In an opinion piece published in the Arlington Heights Daily Herald, Wheaton-Warrenville Superintendent Jeff Schuler called on parents to urge lawmakers to vote "no" on the proposal.

Schuler, who earns $225,000 annually, wrote, "If this bill passes in the state's House of Representatives, District 200 will have the fifth-largest reduction in state funding among the 862 school districts in Illinois and the second-largest reduction in DuPage County."

The proposal, sponsored by Sen. Andy Manar, D-Bunker Hill, would chop the amount of state aid given to wealthier districts in order to ensure students in poorer areas of the state don't receive unequal levels of education.

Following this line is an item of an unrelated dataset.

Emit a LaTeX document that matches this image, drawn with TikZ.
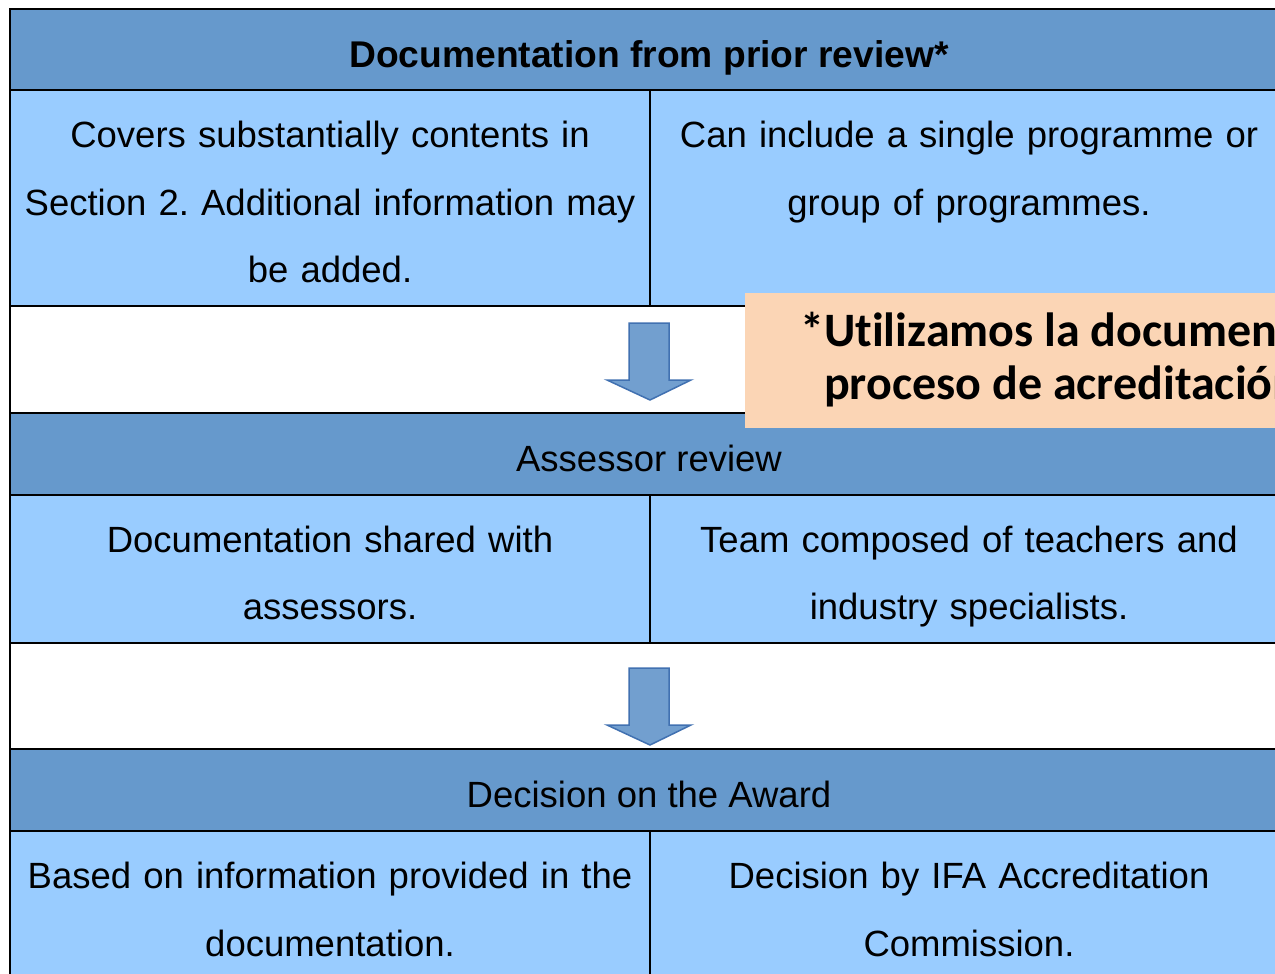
\documentclass[tikz,border=0pt]{standalone}
\usepackage{fontspec}
\setmainfont{Liberation Sans}
\newfontfamily\calib[Ligatures=NoCommon]{Carlito}
\definecolor{hdr}{RGB}{102,153,204}
\definecolor{cellc}{RGB}{153,204,255}
\definecolor{arrowfill}{RGB}{114,159,207}
\definecolor{arrowline}{RGB}{65,113,177}
\definecolor{notec}{RGB}{251,213,181}
\frenchspacing
\begin{document}
\begin{tikzpicture}[x=1pt,y=-1pt,
  hdrcell/.style={draw=black,line width=2pt,fill=hdr},
  bodycell/.style={draw=black,line width=2pt,fill=cellc},
  gapcell/.style={draw=black,line width=2pt,fill=white},
  txt/.style={font=\fontsize{36.5}{67.5}\selectfont,align=center,anchor=base,inner sep=0pt,text width=640pt},
  htxt/.style={font=\fontsize{36.5}{40}\selectfont,anchor=base,inner sep=0pt},
  bigarrow/.style={fill=arrowfill,draw=arrowline,line width=1.5pt,line join=miter},
  notetxt/.style={font=\calib\bfseries\fontsize{48}{53}\selectfont,anchor=base west,inner sep=0pt}]
\clip (0,0) rectangle (1275,974);
\fill[white] (0,0) rectangle (1275,974);
% rows
\path[hdrcell] (10,9) rectangle (1290,90);
\path[bodycell] (10,90) rectangle (650,306);
\path[bodycell] (650,90) rectangle (1290,306);
\path[gapcell] (10,306) rectangle (1290,413);
\path[hdrcell] (10,413) rectangle (1290,495);
\path[bodycell] (10,495) rectangle (650,643);
\path[bodycell] (650,495) rectangle (1290,643);
\path[gapcell] (10,643) rectangle (1290,749);
\path[hdrcell] (10,749) rectangle (1290,831);
\path[bodycell] (10,831) rectangle (650,1000);
\path[bodycell] (650,831) rectangle (1290,1000);
% header texts
\node[htxt,font=\bfseries\fontsize{37.2}{40}\selectfont] (h1) at (649,67.5) {Documentation from prior review*};
\node[htxt] (h2) at (649,471) {Assessor review};
\node[htxt] (h3) at (649,807) {Decision on the Award};
% body texts
\node[txt] (a1) at (330,147.5) {Covers substantially contents in\\Section 2. Additional information may\\be added.};
\node[txt] (a2) at (969,147.5) {Can include a single programme or\\group of programmes.};
\node[txt] (b1) at (330,552) {Documentation shared with\\assessors.};
\node[txt] (b2) at (969,552) {Team composed of teachers and\\industry specialists.};
\node[txt] (c1) at (330,888.5) {Based on information provided in the\\documentation.};
\node[txt] (c2) at (969,888.5) {Decision by IFA Accreditation\\Commission.};
% arrows
\path[bigarrow] (629,323) -- (669,323) -- (669,380) -- (691,380) -- (650,400) -- (607,380) -- (629,380) -- cycle;
\path[bigarrow] (629,668) -- (669,668) -- (669,725) -- (691,725) -- (650,745) -- (607,725) -- (629,725) -- cycle;
% note
\fill[notec] (745,293) rectangle (1300,428);
\node[notetxt] (n1) at (800,346) {*Utilizamos la documentación};
\node[notetxt] (n2) at (824,399) {proceso de acreditación};
\end{tikzpicture}
\end{document}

The measure was approved in the Senate in late May and has been the subject of talks among top Democrats in the House this summer. Those discussions have Durkin and Senate Minority Leader Christine Radogno, R-Lemont, concerned that Democrats could use their majorities to send the plan to Gov. Pat Quinn in January.

"We're closing in on a lame-duck session," Durkin said.

Republicans point to the raucous 2011 lame-duck session, when Democrats approved an income tax increase by relying largely on votes from lawmakers who were retiring or who had lost their seat.

One of the Democrats involved in the meetings, however, scoffed at the idea of a vote in January.

"It is nowhere near ready for prime-time," state Rep. Frank Mautino, D-Spring Valley, said Friday. "I do not expect it to be ready."

In an interview Friday, Manar said he wants to get a new funding framework in place before the start of the 2015-16 school year.

He said it took members of the Senate a year to meet, discuss, draft and approve the proposal.

"I think we should expect it will take the House some time," Manar said. "It continues to be a work in progress."

He said Republicans who are grousing about the effects of the plan should step forward with their own ideas.

"They don't need to wait for my permission to inform the state of what their solutions are," Manar said.